What grief actually looks like
Grief is not linear. It comes in waves. A bereaved mother may feel functional for a period, and then be floored by grief at an unexpected moment — a pregnancy announcement, a due date, a baby item seen in a shop window. This does not indicate lack of progress. It indicates that loss is woven into the fabric of a life and continues to be felt throughout it.
Grief can coexist with other emotions: relief (when a loss followed a difficult diagnosis), guilt about the relief, joy in other areas of life, connection with others, a deepened appreciation for what remains.

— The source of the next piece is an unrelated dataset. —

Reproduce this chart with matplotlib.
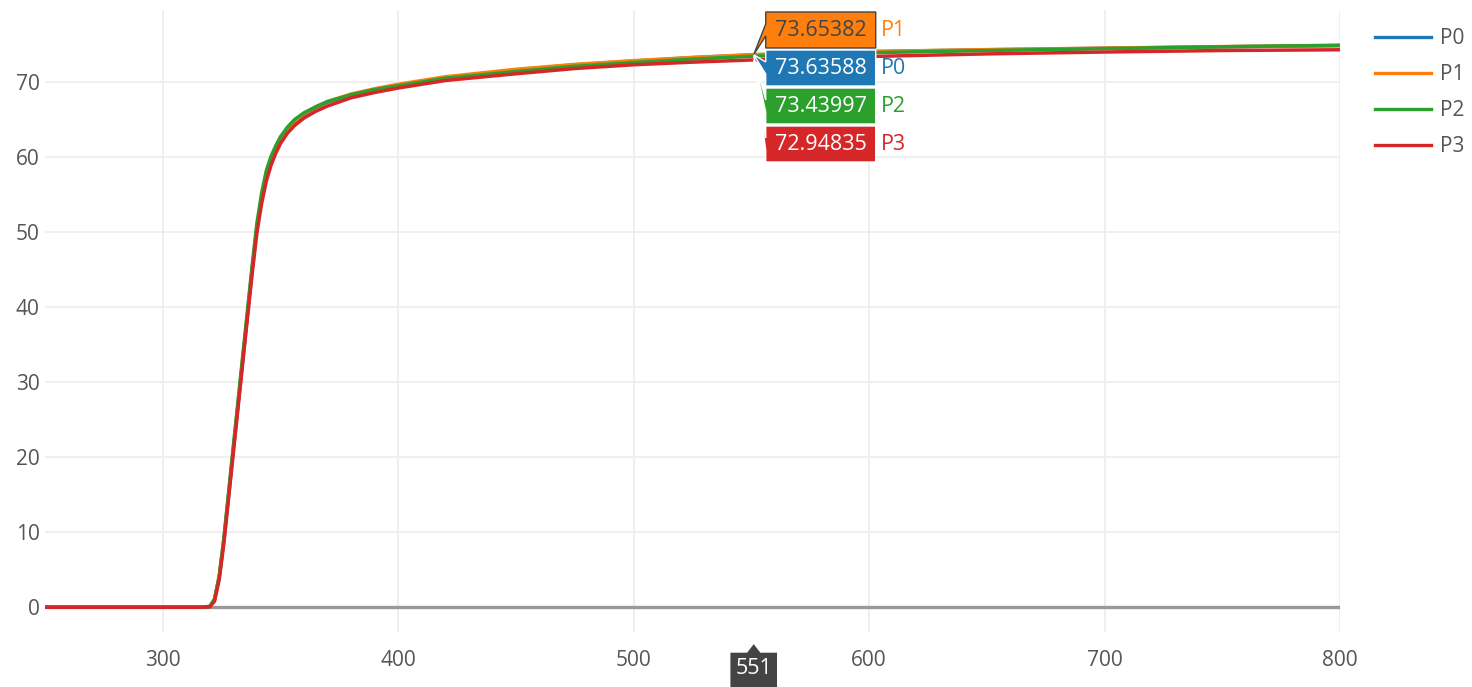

Feeling moments of happiness or laughter in the weeks following a loss is not a betrayal — it is the human capacity for complexity.
What unhelpful support looks like
"At least you know you can get pregnant." "Everything happens for a reason." "It wasn't meant to be." "You need to stay strong." "Have you thought about trying again?" These sentences all have in common that they move away from the pain rather than toward it. They offer comfort to the person speaking them more than to the person receiving them.
What genuinely helps
Presence without agenda: showing up, acknowledging the loss directly (saying the baby's name if they had one), and not trying to fix the grief.
Following the bereaved person's lead: some people want to talk about their loss; others do not. Asking "do you want to talk about it, or would you rather I just keep you company?" gives them agency.
Sustained, practical support: grief does not resolve in a fortnight. Practical help — meals, childcare, household tasks — several weeks after the loss is often more helpful than cards in the immediate aftermath.
For the mother herself
There is no right way to grieve. There is no timeline. There is no measure of appropriate sorrow. Your grief is yours, in whatever form it takes, for however long it takes.